Jake Gyllenhaal and Hugh Jackman in "Prisoners"
Jake Gyllenhaal and Hugh Jackman in "Prisoners"

Lucky for director Denis Villeneuve that Clint Eastwood's "A Star is Born" remake with Beyonce Knowles fell through, allowing him to work with Eastwood's long-time editors Joel Cox and Gary Roach on the riveting child kidnapping thriller, "Prisoners," which took the top spot at last weekend's box office. It meant that Villeneuve ("Incendies") was in good hands editorially on his first Hollywood movie, a parable about anger, obsession, and vulnerability that gets under your skin like "Silence of the Lambs" or "Zodiac."

Then again, "Prisoners" is similar to Eastwood's best movies in the way it's performance-driven and classically structured, but with a greater fondness for long takes. Villeneuve certainly likes to linger on Hugh Jackman and Jake Gyllenhaal. And Cox and Roach were primed for distilling primal moments of truth.


The editors can't say enough good things about working with Villeneuve. He knew exactly what he wanted and delivered what they fully expected and then gave them the freedom to shape it in sync with his vision. For his part, when it was over Villeneuve told them that for the first time he made the movie that he pictured in his head. There was no recutting on his own, as he'd previously done. And the editors believe that "Prisoners" will have an important cultural impact: From now on, when parents lose sight of their children, it will send them into an instant panic attack.

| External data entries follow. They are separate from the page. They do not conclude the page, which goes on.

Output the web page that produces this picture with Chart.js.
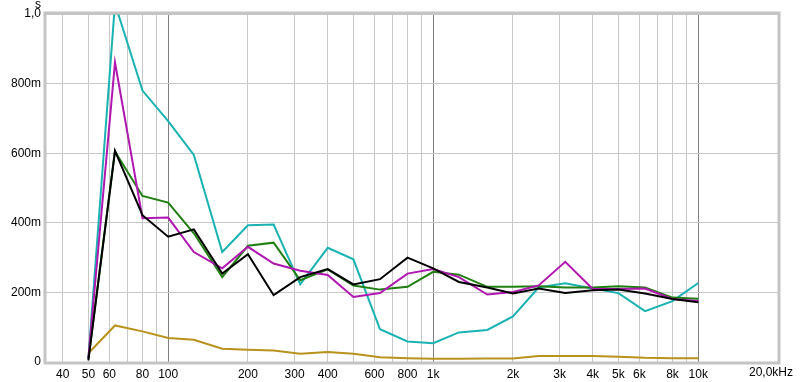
<!DOCTYPE html>
<html>
<head>
<meta charset="utf-8">
<script src="https://cdn.jsdelivr.net/npm/chart.js@4.4.0/dist/chart.umd.min.js"></script>
<style>
  html, body { margin: 0; padding: 0; background: #fff; }
  #wrap { width: 800px; height: 382px; }
</style>
</head>
<body>
<div id="wrap"><canvas id="rt"></canvas></div>
<script>
// third-octave band centres, Hz
const freqs = [50, 63, 80, 100, 125, 160, 200, 250, 315, 400, 500, 630, 800,
    1000, 1250, 1600, 2000, 2500, 3150, 4000, 5000, 6300, 8000, 10000];

// decay times, s
const cyan = [0.01, 1.03, 0.780, 0.692, 0.595, 0.316, 0.393, 0.395, 0.223, 0.328, 0.295, 0.094, 0.059,
    0.054, 0.085, 0.092, 0.131, 0.214, 0.226, 0.211, 0.198, 0.146, 0.175, 0.227];
const magenta = [0.01, 0.861, 0.413, 0.415, 0.316, 0.269, 0.331, 0.283, 0.262, 0.250, 0.187, 0.198, 0.254,
    0.267, 0.244, 0.194, 0.201, 0.220, 0.288, 0.210, 0.210, 0.211, 0.181, 0.175];
const green = [0.01, 0.605, 0.477, 0.458, 0.370, 0.244, 0.334, 0.343, 0.235, 0.266, 0.220, 0.208, 0.216,
    0.259, 0.251, 0.216, 0.216, 0.218, 0.214, 0.214, 0.218, 0.214, 0.185, 0.182];
const black = [0.005, 0.607, 0.422, 0.360, 0.381, 0.254, 0.310, 0.192, 0.244, 0.267, 0.223, 0.238, 0.300,
    0.269, 0.230, 0.214, 0.197, 0.211, 0.198, 0.206, 0.208, 0.197, 0.181, 0.172];
const yellow = [0.025, 0.105, 0.088, 0.069, 0.064, 0.038, 0.035, 0.033, 0.024, 0.029, 0.024, 0.014, 0.011,
    0.009, 0.009, 0.010, 0.010, 0.017, 0.017, 0.017, 0.015, 0.012, 0.011, 0.011];

// x grid lines and their labels
const xGrid = [40, 50, 60, 70, 80, 90, 100, 200, 300, 400, 500, 600, 700, 800, 900,
    1000, 2000, 3000, 4000, 5000, 6000, 7000, 8000, 9000, 10000];
const xLabels = {40: "40", 50: "50", 60: "60", 80: "80", 100: "100", 200: "200", 300: "300",
    400: "400", 600: "600", 800: "800", 1000: "1k", 2000: "2k", 3000: "3k", 4000: "4k",
    5000: "5k", 6000: "6k", 8000: "8k", 10000: "10k"};
const decades = [100, 1000, 10000];

function pts(vals) {
    return freqs.map((f, i) => ({x: f, y: vals[i]}));
}

const fontFam = "'Liberation Sans', Arial, sans-serif";

const frame = {
    id: "frame",
    afterDraw(chart) {
        const a = chart.chartArea;
        const ctx = chart.ctx;
        ctx.save();
        ctx.strokeStyle = "#c4c4c4";
        ctx.lineWidth = 3;
        ctx.strokeRect(a.left - 1, a.top - 1, a.right - a.left + 2, a.bottom - a.top + 2);
        ctx.fillStyle = "#000";
        ctx.font = "12px " + fontFam;
        ctx.textAlign = "center";
        ctx.textBaseline = "middle";
        ctx.fillText("s", 38, 5);
        ctx.fillText("20,0kHz", 771, 373);
        ctx.restore();
    }
};

new Chart(document.getElementById("rt"), {
    type: "line",
    data: {
        datasets: [
            {data: pts(black), borderColor: "#000000"},
            {data: pts(magenta), borderColor: "#b016b0"},
            {data: pts(green), borderColor: "#1f7f10"},
            {data: pts(cyan), borderColor: "#1ab2b2"},
            {data: pts(yellow), borderColor: "#b8921c"}
        ]
    },
    options: {
        responsive: true,
        maintainAspectRatio: false,
        animation: false,
        layout: {padding: {top: 14, right: 22, left: 0, bottom: 0}},
        elements: {
            line: {borderWidth: 2, tension: 0},
            point: {radius: 0}
        },
        plugins: {legend: {display: false}, tooltip: {enabled: false}},
        scales: {
            x: {
                type: "logarithmic",
                min: 34.6,
                max: 20000,
                afterBuildTicks: (s) => { s.ticks = xGrid.map(v => ({value: v})); },
                afterFit: (s) => { s.height = 20; },
                grid: {
                    drawTicks: false,
                    color: (c) => decades.includes(c.tick.value) ? "#808080" : "#c8c8c8"
                },
                border: {display: false},
                ticks: {
                    autoSkip: false,
                    maxRotation: 0,
                    padding: 5,
                    color: "#000",
                    font: {family: fontFam, size: 12},
                    callback: (v) => xLabels[v] || ""
                }
            },
            y: {
                min: 0,
                max: 1,
                afterFit: (s) => { s.width = 46; },
                grid: {drawTicks: false, color: "#c8c8c8"},
                border: {display: false},
                ticks: {
                    stepSize: 0.2,
                    padding: 5,
                    color: "#000",
                    font: {family: fontFam, size: 12},
                    callback: (v) => v === 0 ? "0" : (v >= 0.999 ? "1,0" : Math.round(v * 1000) + "m")
                }
            }
        }
    },
    plugins: [frame]
});
</script>
</body>
</html>
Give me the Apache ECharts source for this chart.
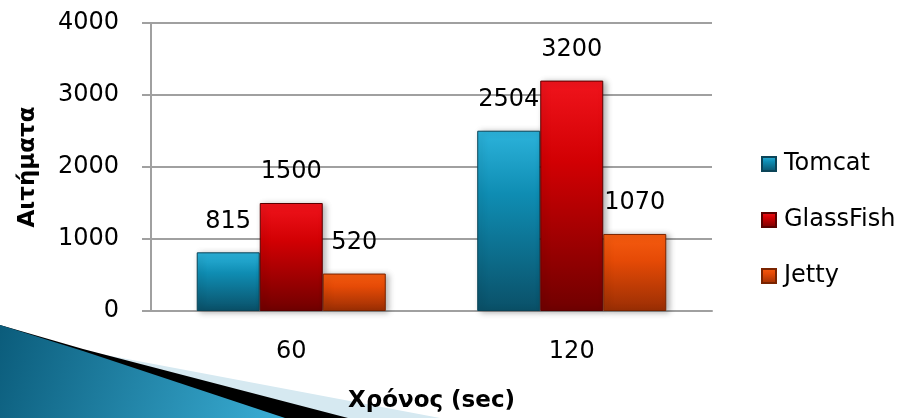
<!DOCTYPE html>
<html>
<head>
<meta charset="utf-8">
<script src="https://cdn.jsdelivr.net/npm/echarts@6/dist/echarts.min.js"></script>
<style>html,body{margin:0;padding:0;background:#fff;}#c{width:906px;height:418px;}</style>
</head>
<body>
<div id="c"></div>
<script>
var categories = ['60', '120'];
var tomcat = [815, 2504];
var glassfish = [1500, 3200];
var jetty = [520, 1070];
var seriesNames = ['Tomcat', 'GlassFish', 'Jetty'];
var yMin = 0, yMax = 4000, yStep = 1000;

var FONT = 'DejaVu Sans';
function grad(top, mid, bot) {
  return new echarts.graphic.LinearGradient(0, 0, 0, 1, [
    {offset: 0, color: top}, {offset: 0.35, color: mid}, {offset: 1, color: bot}
  ]);
}
var colors = [
  grad('#2cb3db', '#0f8db3', '#0a5068'),
  grad('#f0141c', '#d20003', '#700000'),
  grad('#f65c10', '#e54a06', '#9a2e04')
];
var borders = ['#0b4458', '#5a0000', '#7a2400'];

function mkSeries(name, data, i) {
  return {
    name: name, type: 'bar', data: data,
    barGap: '0%', barCategoryGap: '32.6%',
    itemStyle: {
      color: colors[i], borderColor: borders[i], borderWidth: 1,
      shadowColor: 'rgba(0,0,0,0.3)', shadowBlur: 6, shadowOffsetX: 3, shadowOffsetY: 1
    },
    label: {show: true, position: 'top', distance: 19, color: '#000', fontSize: 24, fontFamily: FONT},
    emphasis: {disabled: true}
  };
}

var chart = echarts.init(document.getElementById('c'), null, {renderer: 'canvas'});
chart.setOption({
  animation: false,
  backgroundColor: '#fff',
  grid: {left: 151, right: 194, top: 23, bottom: 105, containLabel: false},
  legend: {
    orient: 'vertical', left: 756, top: 147,
    icon: 'rect', itemWidth: 14, itemHeight: 14, itemGap: 32,
    textStyle: {fontSize: 24, fontFamily: FONT, color: '#000', padding: [0, 0, 0, 3]},
    data: seriesNames
  },
  xAxis: {
    type: 'category', data: categories,
    axisLine: {lineStyle: {color: '#a0a0a0', width: 2}},
    axisTick: {show: false},
    axisLabel: {color: '#000', fontSize: 24, fontFamily: FONT, margin: 29},
    name: 'Χρόνος (sec)', nameLocation: 'middle', nameGap: 79,
    nameTextStyle: {color: '#000', fontSize: 23, fontWeight: 'bold', fontFamily: FONT}
  },
  yAxis: {
    type: 'value', min: yMin, max: yMax, interval: yStep,
    axisLine: {show: true, lineStyle: {color: '#a0a0a0', width: 2}},
    axisTick: {show: true, length: 9, lineStyle: {color: '#a0a0a0', width: 2}},
    splitLine: {lineStyle: {color: '#a0a0a0', width: 2}},
    axisLabel: {color: '#000', fontSize: 24, fontFamily: FONT, margin: 32, formatter: function (v) { return String(v); }},
    name: 'Αιτήματα', nameLocation: 'middle', nameGap: 111, nameRotate: 90,
    nameTextStyle: {color: '#000', fontSize: 23, fontWeight: 'bold', fontFamily: FONT}
  },
  graphic: {
    elements: [
      {type: 'polygon', z: -10, shape: {points: [[90, 352], [440, 418], [0, 418]]}, style: {fill: '#d6e9f1'}},
      {type: 'polygon', z: -9, shape: {points: [[0, 325], [83, 349], [348, 418], [0, 418]]}, style: {fill: '#000'}},
      {type: 'polygon', z: -8, shape: {points: [[0, 325], [83, 351], [285, 418], [0, 418]]},
        style: {fill: new echarts.graphic.LinearGradient(0, 0, 1, 1, [
          {offset: 0, color: '#0b5c7b'}, {offset: 1, color: '#3aaed5'}])}}
    ]
  },
  series: [
    mkSeries(seriesNames[0], tomcat, 0),
    mkSeries(seriesNames[1], glassfish, 1),
    mkSeries(seriesNames[2], jetty, 2)
  ]
});
</script>
</body>
</html>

"It's a very emotional film," Roach underscores. "He shoots things in long takes and wanted to see the film he's holding and not a lot of edits. He said he didn't wanted to make a Hollywood film, but as we went along, he wanted to see what we thought, so we cut things the way we [thought] they should be, and, in a few instances, we held shots a little longer because he wanted to linger on the moment, like the pushing in on the tree, where it shifted to this emotional ride."

The crucial thing was maintaining a balancing act between Jackman's enraged father and Gyllenhaal's aloof cop, both of whom have demons to confront during the horrific ordeal. In fact, Gyllenhaal came up with a whole backstory about being an orphan and a social misfit that create a sense of mystery about his character.

"We had a tough job being that the film was three-and-a-half hours long on the first cut," Cox adds, "so to take an hour out we were still able to keep the story intact with those moments that were very necessary to make this film work."

What did they cut? There were additional story points involving the older kids (in one version, they discover that prime suspect Paul Dano has been abducted by Jackman). And there was an intense scene with Viola Davis, who insists on killing Dano and burning down Jackman's apartment so there's no evidence linking her and her husband (Terrence Howard).